Written exercise:
The material below has pictures in it. Set down only the lines from the line containing "Write a Python" through the line containing "group_sizes = [4, 18, 8]", word for word, and leave the pictures behind.

[Records with drawing code]
======

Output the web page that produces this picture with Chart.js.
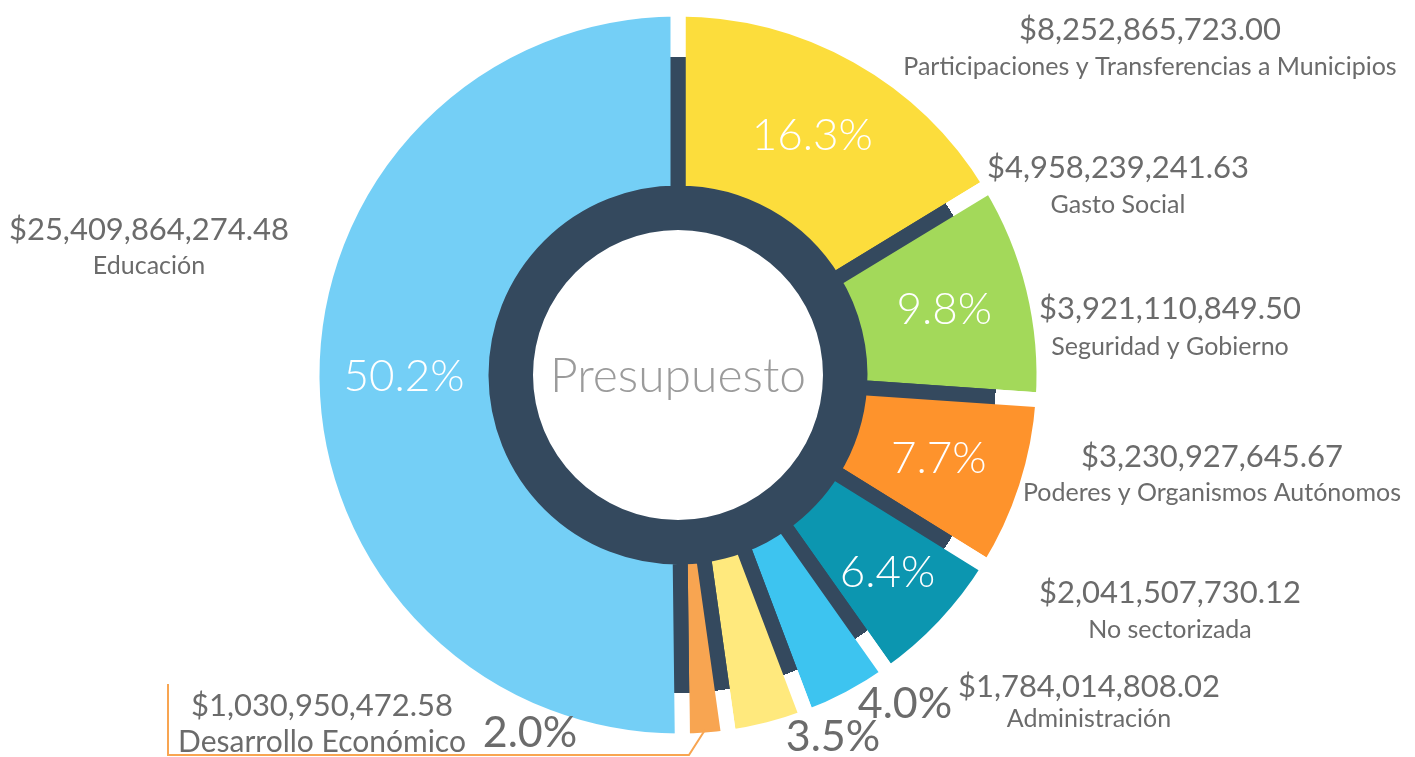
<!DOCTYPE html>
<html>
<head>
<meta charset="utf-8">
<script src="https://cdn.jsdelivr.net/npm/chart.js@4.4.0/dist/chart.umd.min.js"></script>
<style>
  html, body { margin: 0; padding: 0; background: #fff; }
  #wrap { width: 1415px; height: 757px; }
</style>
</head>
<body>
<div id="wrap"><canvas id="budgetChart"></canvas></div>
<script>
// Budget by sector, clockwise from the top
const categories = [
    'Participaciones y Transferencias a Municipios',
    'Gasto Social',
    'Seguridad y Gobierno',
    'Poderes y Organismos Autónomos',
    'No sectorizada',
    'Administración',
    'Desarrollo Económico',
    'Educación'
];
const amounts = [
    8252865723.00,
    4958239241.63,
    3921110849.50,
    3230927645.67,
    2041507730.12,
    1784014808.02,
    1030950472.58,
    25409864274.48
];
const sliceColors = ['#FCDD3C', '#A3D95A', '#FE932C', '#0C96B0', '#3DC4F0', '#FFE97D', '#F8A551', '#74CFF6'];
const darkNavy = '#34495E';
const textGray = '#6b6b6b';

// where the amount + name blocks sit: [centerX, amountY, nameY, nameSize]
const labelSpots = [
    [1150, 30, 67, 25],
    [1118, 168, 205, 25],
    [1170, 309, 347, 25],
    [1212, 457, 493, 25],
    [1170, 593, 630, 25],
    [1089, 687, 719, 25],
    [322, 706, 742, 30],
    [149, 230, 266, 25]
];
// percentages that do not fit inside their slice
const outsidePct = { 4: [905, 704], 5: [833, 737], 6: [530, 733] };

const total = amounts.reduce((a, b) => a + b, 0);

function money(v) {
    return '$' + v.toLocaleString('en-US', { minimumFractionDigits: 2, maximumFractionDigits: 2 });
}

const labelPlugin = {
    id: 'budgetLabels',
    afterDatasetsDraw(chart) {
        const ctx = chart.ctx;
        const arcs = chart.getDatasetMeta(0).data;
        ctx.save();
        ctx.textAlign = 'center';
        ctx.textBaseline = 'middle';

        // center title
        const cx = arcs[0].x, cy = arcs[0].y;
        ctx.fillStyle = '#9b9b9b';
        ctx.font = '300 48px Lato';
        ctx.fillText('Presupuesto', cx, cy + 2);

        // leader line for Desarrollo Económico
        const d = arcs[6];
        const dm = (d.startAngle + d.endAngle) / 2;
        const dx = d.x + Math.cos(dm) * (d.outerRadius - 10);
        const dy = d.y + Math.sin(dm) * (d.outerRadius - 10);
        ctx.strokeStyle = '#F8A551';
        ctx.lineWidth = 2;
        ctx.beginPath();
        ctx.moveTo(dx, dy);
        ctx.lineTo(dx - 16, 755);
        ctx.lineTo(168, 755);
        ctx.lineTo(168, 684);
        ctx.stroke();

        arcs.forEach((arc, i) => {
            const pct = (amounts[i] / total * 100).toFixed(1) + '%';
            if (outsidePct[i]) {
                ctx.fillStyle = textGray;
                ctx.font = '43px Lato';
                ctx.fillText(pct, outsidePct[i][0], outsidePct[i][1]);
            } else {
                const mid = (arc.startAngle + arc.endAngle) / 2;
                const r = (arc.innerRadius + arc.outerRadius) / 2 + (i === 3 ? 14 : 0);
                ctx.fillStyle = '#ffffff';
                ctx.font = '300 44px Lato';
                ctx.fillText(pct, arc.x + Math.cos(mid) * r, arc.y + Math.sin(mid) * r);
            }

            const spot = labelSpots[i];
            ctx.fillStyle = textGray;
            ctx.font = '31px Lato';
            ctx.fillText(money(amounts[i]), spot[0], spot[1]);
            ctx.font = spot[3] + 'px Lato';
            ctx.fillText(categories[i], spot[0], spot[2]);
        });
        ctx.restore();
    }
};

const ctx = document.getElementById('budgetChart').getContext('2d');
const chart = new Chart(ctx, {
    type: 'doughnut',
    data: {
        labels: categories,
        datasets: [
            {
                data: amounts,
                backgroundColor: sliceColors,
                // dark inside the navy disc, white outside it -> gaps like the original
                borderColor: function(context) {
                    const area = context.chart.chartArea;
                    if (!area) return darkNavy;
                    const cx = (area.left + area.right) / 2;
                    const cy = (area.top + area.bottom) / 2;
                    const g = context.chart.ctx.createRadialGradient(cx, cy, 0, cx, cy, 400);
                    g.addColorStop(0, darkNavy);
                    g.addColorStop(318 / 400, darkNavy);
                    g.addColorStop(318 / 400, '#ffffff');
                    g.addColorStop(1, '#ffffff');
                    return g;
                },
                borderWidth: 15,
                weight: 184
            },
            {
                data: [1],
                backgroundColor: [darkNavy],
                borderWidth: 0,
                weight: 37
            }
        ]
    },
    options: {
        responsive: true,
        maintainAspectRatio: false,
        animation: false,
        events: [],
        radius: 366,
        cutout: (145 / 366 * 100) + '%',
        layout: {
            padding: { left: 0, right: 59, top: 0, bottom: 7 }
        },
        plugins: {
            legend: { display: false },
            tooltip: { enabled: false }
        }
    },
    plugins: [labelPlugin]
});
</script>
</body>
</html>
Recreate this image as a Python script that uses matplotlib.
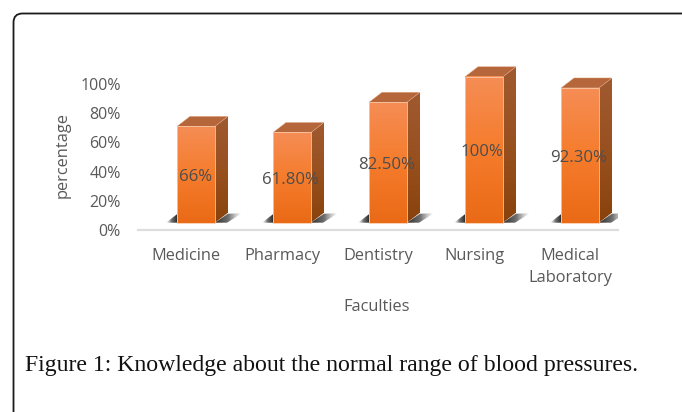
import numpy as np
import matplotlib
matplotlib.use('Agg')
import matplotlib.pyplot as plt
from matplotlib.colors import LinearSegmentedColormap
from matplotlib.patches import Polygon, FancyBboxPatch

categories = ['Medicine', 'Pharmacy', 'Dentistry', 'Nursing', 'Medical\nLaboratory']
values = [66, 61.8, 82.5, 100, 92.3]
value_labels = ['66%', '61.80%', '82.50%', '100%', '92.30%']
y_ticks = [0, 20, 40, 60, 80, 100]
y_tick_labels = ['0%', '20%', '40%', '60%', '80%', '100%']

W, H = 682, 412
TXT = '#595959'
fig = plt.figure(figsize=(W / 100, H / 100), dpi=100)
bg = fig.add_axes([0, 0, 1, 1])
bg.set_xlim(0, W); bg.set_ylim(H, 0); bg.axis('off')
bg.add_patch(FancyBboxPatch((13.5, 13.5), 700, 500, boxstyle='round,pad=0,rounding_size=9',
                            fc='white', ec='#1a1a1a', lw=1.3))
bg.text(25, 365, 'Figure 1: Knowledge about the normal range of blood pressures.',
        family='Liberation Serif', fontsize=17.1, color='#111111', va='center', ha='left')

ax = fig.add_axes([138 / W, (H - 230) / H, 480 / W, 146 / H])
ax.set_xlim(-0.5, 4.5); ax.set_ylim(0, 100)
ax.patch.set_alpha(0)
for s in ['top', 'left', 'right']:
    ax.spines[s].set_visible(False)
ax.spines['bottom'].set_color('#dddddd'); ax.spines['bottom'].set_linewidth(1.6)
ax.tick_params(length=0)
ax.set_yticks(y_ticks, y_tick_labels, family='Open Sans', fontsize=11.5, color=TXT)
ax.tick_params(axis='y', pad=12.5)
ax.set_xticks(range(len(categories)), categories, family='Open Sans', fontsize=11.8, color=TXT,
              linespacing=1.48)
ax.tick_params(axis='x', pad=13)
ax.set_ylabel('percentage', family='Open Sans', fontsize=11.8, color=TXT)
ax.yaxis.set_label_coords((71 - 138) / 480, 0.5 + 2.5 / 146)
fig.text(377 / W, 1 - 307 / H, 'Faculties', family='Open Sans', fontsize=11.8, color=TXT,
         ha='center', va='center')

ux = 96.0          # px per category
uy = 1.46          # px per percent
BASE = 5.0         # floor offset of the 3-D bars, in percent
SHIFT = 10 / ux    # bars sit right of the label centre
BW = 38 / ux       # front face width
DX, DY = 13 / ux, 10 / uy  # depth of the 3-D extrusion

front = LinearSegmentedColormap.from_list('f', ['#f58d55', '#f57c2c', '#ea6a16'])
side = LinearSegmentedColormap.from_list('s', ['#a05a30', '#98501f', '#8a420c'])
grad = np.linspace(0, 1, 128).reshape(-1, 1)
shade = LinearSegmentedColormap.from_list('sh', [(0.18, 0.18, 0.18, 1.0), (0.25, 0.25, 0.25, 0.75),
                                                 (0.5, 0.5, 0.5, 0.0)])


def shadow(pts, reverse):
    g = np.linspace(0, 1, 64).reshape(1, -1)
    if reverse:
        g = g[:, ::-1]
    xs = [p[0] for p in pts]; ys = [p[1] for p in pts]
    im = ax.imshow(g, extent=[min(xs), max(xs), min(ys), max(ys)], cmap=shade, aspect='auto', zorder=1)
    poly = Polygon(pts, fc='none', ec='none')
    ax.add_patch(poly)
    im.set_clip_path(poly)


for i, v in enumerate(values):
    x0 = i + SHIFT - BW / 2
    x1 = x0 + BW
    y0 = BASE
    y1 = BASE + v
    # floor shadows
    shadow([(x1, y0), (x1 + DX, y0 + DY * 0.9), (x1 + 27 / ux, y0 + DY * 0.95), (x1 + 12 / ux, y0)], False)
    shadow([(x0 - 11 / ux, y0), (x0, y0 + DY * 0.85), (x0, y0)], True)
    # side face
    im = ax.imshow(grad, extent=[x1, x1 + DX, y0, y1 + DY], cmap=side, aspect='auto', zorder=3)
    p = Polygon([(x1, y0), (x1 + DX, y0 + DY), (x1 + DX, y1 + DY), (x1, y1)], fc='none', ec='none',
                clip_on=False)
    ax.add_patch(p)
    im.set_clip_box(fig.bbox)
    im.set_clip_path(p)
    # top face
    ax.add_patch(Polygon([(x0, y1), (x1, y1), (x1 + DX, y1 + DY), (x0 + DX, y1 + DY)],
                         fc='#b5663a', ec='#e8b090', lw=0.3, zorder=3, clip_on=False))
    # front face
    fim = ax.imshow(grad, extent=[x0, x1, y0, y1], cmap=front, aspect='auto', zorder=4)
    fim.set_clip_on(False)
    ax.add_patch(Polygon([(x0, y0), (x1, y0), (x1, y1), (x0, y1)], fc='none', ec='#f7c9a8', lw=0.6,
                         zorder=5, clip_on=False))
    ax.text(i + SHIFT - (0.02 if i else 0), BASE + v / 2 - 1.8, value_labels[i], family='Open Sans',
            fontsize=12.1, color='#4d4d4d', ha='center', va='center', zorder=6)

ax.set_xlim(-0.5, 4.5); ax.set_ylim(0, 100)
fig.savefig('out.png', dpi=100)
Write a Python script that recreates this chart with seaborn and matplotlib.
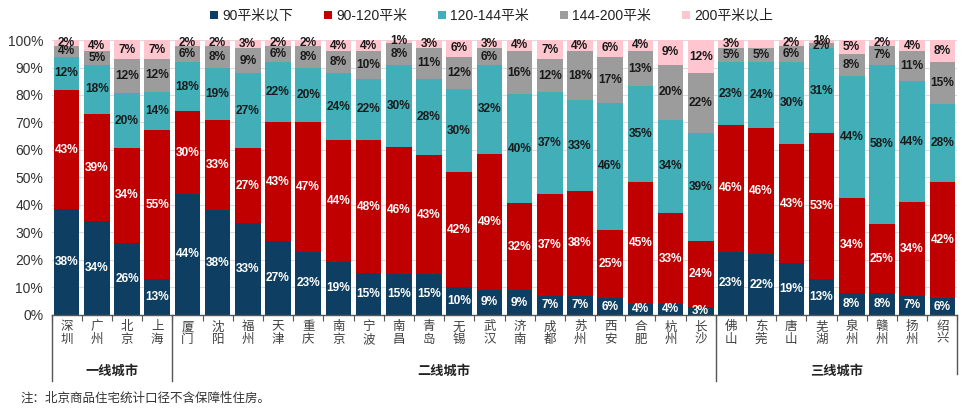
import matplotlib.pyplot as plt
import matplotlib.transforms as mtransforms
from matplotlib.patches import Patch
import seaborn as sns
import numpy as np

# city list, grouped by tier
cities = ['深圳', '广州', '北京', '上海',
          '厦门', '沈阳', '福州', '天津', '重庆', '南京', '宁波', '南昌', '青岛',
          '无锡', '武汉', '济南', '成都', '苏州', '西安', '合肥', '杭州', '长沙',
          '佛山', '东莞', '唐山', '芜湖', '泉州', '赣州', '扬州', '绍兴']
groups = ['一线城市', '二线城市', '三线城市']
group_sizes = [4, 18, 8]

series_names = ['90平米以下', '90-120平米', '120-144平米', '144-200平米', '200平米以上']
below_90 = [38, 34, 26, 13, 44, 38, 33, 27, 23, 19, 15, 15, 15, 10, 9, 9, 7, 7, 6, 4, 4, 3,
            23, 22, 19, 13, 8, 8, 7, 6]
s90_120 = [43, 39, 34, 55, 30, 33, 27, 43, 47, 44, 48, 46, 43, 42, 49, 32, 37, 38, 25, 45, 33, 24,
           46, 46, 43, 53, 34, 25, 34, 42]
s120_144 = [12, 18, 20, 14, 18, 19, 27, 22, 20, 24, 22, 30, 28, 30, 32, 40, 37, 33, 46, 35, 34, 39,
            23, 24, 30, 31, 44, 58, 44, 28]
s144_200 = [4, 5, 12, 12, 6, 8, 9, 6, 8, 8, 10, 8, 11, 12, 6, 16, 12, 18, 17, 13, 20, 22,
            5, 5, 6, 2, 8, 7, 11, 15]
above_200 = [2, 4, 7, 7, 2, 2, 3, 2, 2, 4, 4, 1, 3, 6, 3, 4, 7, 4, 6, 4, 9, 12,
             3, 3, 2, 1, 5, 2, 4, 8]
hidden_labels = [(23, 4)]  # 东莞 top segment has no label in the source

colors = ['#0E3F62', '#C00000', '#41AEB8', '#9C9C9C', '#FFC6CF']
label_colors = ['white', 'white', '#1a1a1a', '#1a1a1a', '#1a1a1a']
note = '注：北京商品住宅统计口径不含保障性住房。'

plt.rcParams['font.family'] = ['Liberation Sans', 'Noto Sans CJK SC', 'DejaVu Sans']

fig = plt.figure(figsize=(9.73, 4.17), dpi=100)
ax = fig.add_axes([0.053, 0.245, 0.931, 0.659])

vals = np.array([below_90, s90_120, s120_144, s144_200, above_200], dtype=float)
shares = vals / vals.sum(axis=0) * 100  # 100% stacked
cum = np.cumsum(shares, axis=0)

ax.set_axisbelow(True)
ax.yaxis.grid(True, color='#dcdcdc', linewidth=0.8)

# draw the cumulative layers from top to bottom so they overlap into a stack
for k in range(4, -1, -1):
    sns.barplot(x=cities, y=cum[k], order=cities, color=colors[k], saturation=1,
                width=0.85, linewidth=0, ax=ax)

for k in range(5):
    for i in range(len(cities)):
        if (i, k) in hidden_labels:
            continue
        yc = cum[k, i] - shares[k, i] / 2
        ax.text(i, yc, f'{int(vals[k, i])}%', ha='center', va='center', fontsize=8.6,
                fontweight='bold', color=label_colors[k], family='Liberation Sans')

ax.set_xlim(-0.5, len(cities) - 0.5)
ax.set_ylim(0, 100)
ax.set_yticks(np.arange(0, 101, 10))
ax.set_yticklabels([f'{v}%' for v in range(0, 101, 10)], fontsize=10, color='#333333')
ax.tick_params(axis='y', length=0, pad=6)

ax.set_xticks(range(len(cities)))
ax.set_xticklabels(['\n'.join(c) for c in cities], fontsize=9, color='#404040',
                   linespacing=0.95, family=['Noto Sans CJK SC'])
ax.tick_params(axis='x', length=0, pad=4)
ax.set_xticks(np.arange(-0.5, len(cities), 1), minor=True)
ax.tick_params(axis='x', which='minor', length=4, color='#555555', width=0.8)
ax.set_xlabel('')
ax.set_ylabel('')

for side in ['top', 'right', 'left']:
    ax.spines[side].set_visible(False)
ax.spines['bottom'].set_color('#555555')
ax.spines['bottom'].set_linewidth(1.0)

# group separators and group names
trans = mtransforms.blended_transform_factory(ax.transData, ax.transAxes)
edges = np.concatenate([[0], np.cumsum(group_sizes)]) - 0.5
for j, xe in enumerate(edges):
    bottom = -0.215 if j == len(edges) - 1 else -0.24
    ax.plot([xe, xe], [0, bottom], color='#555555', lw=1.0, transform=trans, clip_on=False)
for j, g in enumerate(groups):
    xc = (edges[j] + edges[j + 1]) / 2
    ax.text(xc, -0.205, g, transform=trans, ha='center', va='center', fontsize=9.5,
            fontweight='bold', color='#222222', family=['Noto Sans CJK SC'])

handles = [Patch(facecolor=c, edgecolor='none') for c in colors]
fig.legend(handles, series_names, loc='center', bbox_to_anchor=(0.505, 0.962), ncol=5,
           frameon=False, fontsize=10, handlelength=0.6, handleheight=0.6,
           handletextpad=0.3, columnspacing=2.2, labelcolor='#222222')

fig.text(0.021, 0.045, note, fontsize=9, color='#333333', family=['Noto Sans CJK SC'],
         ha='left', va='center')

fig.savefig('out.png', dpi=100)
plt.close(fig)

======

Finished exercise:
Write a Python script that recreates this chart with seaborn and matplotlib.
import matplotlib.pyplot as plt
import matplotlib.transforms as mtransforms
from matplotlib.patches import Patch
import seaborn as sns
import numpy as np

# city list, grouped by tier
cities = ['深圳', '广州', '北京', '上海',
          '厦门', '沈阳', '福州', '天津', '重庆', '南京', '宁波', '南昌', '青岛',
          '无锡', '武汉', '济南', '成都', '苏州', '西安', '合肥', '杭州', '长沙',
          '佛山', '东莞', '唐山', '芜湖', '泉州', '赣州', '扬州', '绍兴']
groups = ['一线城市', '二线城市', '三线城市']
group_sizes = [4, 18, 8]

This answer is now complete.